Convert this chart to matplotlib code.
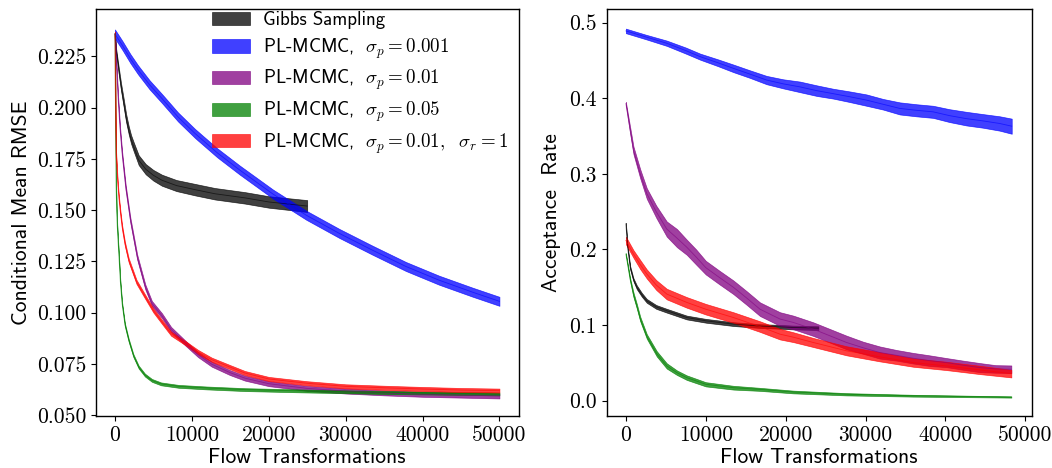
import numpy as np
import matplotlib
matplotlib.use("Agg")
from matplotlib import pyplot as plt

plt.rcParams['mathtext.fontset'] = 'cm'
plt.rcParams['axes.formatter.use_mathtext'] = True

labels = ["Gibbs Sampling",
          r"PL-MCMC, $\ \sigma_p = 0.001$",
          r"PL-MCMC, $\ \sigma_p = 0.01$",
          r"PL-MCMC, $\ \sigma_p = 0.05$",
          r"PL-MCMC, $\ \sigma_p = 0.01,\ \ \sigma_r = 1$"]
colors = ["black", "blue", "purple", "green", "red"]

# ---- left panel: conditional mean RMSE (mean, half band width)
gibbs_x = [0, 150, 500, 800, 1140, 1450, 1790, 2100, 2440, 3090, 4000, 5000, 6110, 8000, 10420, 13000, 16900,
           20000, 25000]
gibbs_y = [0.236, 0.228, 0.218, 0.210, 0.2023, 0.195, 0.189, 0.1845, 0.1809, 0.1744, 0.170, 0.167, 0.1646,
           0.162, 0.160, 0.158, 0.1560, 0.154, 0.152]
gibbs_e = [0.0005, 0.001, 0.0015, 0.0018, 0.002, 0.002, 0.002, 0.0021, 0.0022, 0.0024, 0.0025, 0.0026, 0.0027,
           0.0027, 0.0028, 0.0028, 0.0028, 0.0028, 0.0029]

blue_x = [0, 1000, 2000, 3000, 4500, 6110, 8200, 10420, 13300, 16250, 20570, 24890, 29200, 33520, 37840, 42160,
          46480, 50000]
blue_y = [0.236, 0.2302, 0.2240, 0.2185, 0.2112, 0.2045, 0.1955, 0.1874, 0.178, 0.1695, 0.1578, 0.1475, 0.1386,
          0.1304, 0.1225, 0.1158, 0.1100, 0.1055]
blue_e = [0.0022] * len(blue_x)

purple_x = [0, 80, 200, 400, 650, 928, 1400, 2007, 2900, 3950, 4800, 6110, 7300, 9130, 10800, 12590, 14960,
            16900, 20000, 25000, 30000, 35000, 40000, 45000, 50000]
purple_y = [0.236, 0.230, 0.220, 0.205, 0.190, 0.1776, 0.161, 0.1451, 0.127, 0.1125, 0.1045, 0.0985, 0.0918,
            0.0852, 0.0795, 0.0748, 0.0707, 0.068, 0.0653, 0.063, 0.0617, 0.0608, 0.0601, 0.0597, 0.0593]
purple_e = [0.0012] * len(purple_x)

green_x = [0, 30, 60, 100, 151, 220, 300, 400, 497, 700, 928, 1300, 1790, 2400, 3086, 3900, 4810, 6000, 8270,
           12000, 16900, 25000, 35000, 50000]
green_y = [0.236, 0.222, 0.200, 0.180, 0.1613, 0.150, 0.142, 0.135, 0.1288, 0.115, 0.1044, 0.094, 0.0865, 0.079,
           0.0734, 0.0695, 0.0669, 0.0652, 0.0640, 0.0632, 0.0624, 0.0617, 0.0610, 0.0603]
green_e = [0.0007] * len(green_x)

red_x = [0, 30, 60, 100, 151, 250, 360, 497, 700, 928, 1300, 1790, 2800, 3950, 5000, 6110, 7300, 9130, 10800,
         12590, 14960, 16900, 20000, 25000, 30000, 35000, 40000, 45000, 50000]
red_y = [0.236, 0.222, 0.205, 0.189, 0.1776, 0.170, 0.163, 0.1565, 0.149, 0.1418, 0.1335, 0.1255, 0.115, 0.1076,
         0.101, 0.0955, 0.0897, 0.0852, 0.0808, 0.0770, 0.0734, 0.0705, 0.0676, 0.0655, 0.0640, 0.0633, 0.0627,
         0.0622, 0.0619]
red_e = [0.0010] * len(red_x)

# ---- right panel: acceptance rate
acc_gibbs_x = [0, 200, 540, 950, 1370, 2000, 2620, 3800, 5120, 7620, 10000, 13460, 16790, 19290, 20960, 24100]
acc_gibbs_y = [0.234, 0.205, 0.176, 0.160, 0.150, 0.140, 0.132, 0.124, 0.119, 0.110, 0.1057, 0.1013, 0.0987,
               0.0977, 0.0968, 0.096]
acc_gibbs_e = [0.001, 0.002, 0.002, 0.002, 0.0025, 0.0025, 0.0025, 0.0025, 0.0025, 0.0025, 0.0025, 0.0025,
               0.0025, 0.0025, 0.0025, 0.0025]

acc_blue_x = [0, 2500, 5120, 7500, 9290, 11500, 13460, 15500, 17620, 19700, 21790, 23900, 25960, 28000, 30120,
              32200, 34290, 36400, 38460, 40500, 42620, 44700, 46790, 48300]
acc_blue_y = [0.489, 0.481, 0.4727, 0.463, 0.455, 0.447, 0.4395, 0.432, 0.424, 0.419, 0.415, 0.410, 0.406, 0.402,
              0.3975, 0.392, 0.3865, 0.384, 0.382, 0.377, 0.373, 0.370, 0.3666, 0.363]
acc_blue_e = [0.003, 0.003, 0.0035, 0.004, 0.004, 0.0045, 0.005, 0.005, 0.0055, 0.006, 0.007, 0.007, 0.0065,
              0.007, 0.0075, 0.007, 0.008, 0.008, 0.008, 0.0085, 0.009, 0.009, 0.0095, 0.010]

acc_purple_x = [0, 500, 954, 1800, 2620, 3800, 5120, 6400, 7620, 8800, 10000, 11700, 13460, 15100, 16790, 19290,
                20960, 23450, 25500, 27620, 29700, 31790, 33900, 35960, 38000, 40120, 42200, 44290, 46300, 48250]
acc_purple_y = [0.393, 0.360, 0.331, 0.300, 0.274, 0.250, 0.227, 0.215, 0.203, 0.190, 0.176, 0.163, 0.150, 0.136,
                0.121, 0.108, 0.1035, 0.0947, 0.086, 0.077, 0.070, 0.0637, 0.060, 0.0562, 0.053, 0.0504, 0.047,
                0.0438, 0.042, 0.0416]
acc_purple_e = [0.002, 0.004, 0.005, 0.006, 0.007, 0.008, 0.010, 0.012, 0.010, 0.010, 0.009, 0.009, 0.009,
                0.009, 0.009, 0.009, 0.009, 0.009, 0.009, 0.009, 0.008, 0.008, 0.007, 0.007, 0.007, 0.006,
                0.006, 0.006, 0.005, 0.005]

acc_green_x = [0, 540, 954, 1370, 1800, 2620, 3870, 5120, 6400, 7620, 10000, 13460, 16790, 20960, 27620, 35960, 48250]
acc_green_y = [0.194, 0.160, 0.140, 0.125, 0.108, 0.085, 0.062, 0.046, 0.037, 0.0305, 0.0217, 0.0172, 0.015,
               0.0115, 0.0085, 0.0066, 0.0049]
acc_green_e = [0.001, 0.002, 0.003, 0.003, 0.003, 0.003, 0.0035, 0.0035, 0.003, 0.003, 0.0028, 0.0025, 0.002,
               0.0018, 0.0015, 0.0012, 0.0008]

acc_red_x = [0, 954, 1800, 2620, 3800, 5120, 7620, 10000, 13460, 16790, 19290, 20960, 23450, 27620, 31790,
             35960, 40120, 44290, 48250]
acc_red_y = [0.212, 0.194, 0.180, 0.1676, 0.153, 0.141, 0.130, 0.121, 0.110, 0.098, 0.088, 0.084, 0.077, 0.066,
             0.058, 0.0504, 0.046, 0.0407, 0.0358]
acc_red_e = [0.005, 0.005, 0.006, 0.006, 0.0065, 0.007, 0.007, 0.007, 0.007, 0.007, 0.007, 0.0065, 0.006, 0.006,
             0.006, 0.0055, 0.0055, 0.0055, 0.005]


def band(ax, x, y, e, color, label=None):
    x = np.array(x)
    y = np.array(y)
    e = np.array(e)
    ax.fill_between(x, y - e, y + e, color=color, alpha=0.75, lw=0.5, label=label)
    ax.plot(x, y, color=color, alpha=0.6, lw=0.6)


fig = plt.figure(figsize=(10.52, 4.68), dpi=100)
ax1 = fig.add_axes([0.091, 0.111, 0.402, 0.869])
ax2 = fig.add_axes([0.5767, 0.111, 0.404, 0.869])

left = [(gibbs_x, gibbs_y, gibbs_e), (blue_x, blue_y, blue_e), (purple_x, purple_y, purple_e),
        (green_x, green_y, green_e), (red_x, red_y, red_e)]
right = [(acc_gibbs_x, acc_gibbs_y, acc_gibbs_e), (acc_blue_x, acc_blue_y, acc_blue_e),
         (acc_purple_x, acc_purple_y, acc_purple_e), (acc_green_x, acc_green_y, acc_green_e),
         (acc_red_x, acc_red_y, acc_red_e)]

for (x, y, e), c, lab in zip(left, colors, labels):
    band(ax1, x, y, e, c, lab)
for (x, y, e), c in zip(right, colors):
    band(ax2, x, y, e, c)

ax1.set_xlim(-2500, 52500)
ax1.set_ylim(0.0495, 0.248)
ax1.set_yticks([0.050, 0.075, 0.100, 0.125, 0.150, 0.175, 0.200, 0.225])
ax1.set_yticklabels(["%.3f" % v for v in ax1.get_yticks()])
ax2.set_xlim(-2400, 50800)
ax2.set_ylim(-0.0203, 0.5175)
ax2.set_yticks([0.0, 0.1, 0.2, 0.3, 0.4, 0.5])
ax2.set_yticklabels(["%.1f" % v for v in ax2.get_yticks()])

for ax in (ax1, ax2):
    ax.set_xticks([0, 10000, 20000, 30000, 40000, 50000])
    ax.set_xticklabels(["0", "10000", "20000", "30000", "40000", "50000"])
    for t in ax.get_xticklabels() + ax.get_yticklabels():
        t.set_fontfamily("cmr10")
        t.set_fontsize(15.5)
    ax.set_xlabel("Flow Transformations", fontfamily="cmss10", fontsize=15.5, labelpad=2)
    for s in ax.spines.values():
        s.set_linewidth(1.0)

ax1.set_ylabel("Conditional Mean RMSE", fontfamily="cmss10", fontsize=15.5, labelpad=4)
ax2.set_ylabel("Acceptance  Rate", fontfamily="cmss10", fontsize=15.5, labelpad=6)

leg = ax1.legend(loc="upper left", bbox_to_anchor=(0.258, 1.014), frameon=False,
                 prop={"family": "cmss10", "size": 13.6}, handlelength=2.0, handleheight=0.7,
                 labelspacing=0.38, borderaxespad=0.0, handletextpad=0.7)

plt.savefig("out.png", dpi=100)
****************
Everything from the top line of the data down to and including the line with "plt.rcParams['axes.formatter.use_mathtext'] = True" is to be copied, except the pictures.

Convert this chart to matplotlib code.
import numpy as np
import matplotlib
matplotlib.use("Agg")
from matplotlib import pyplot as plt

plt.rcParams['mathtext.fontset'] = 'cm'
plt.rcParams['axes.formatter.use_mathtext'] = True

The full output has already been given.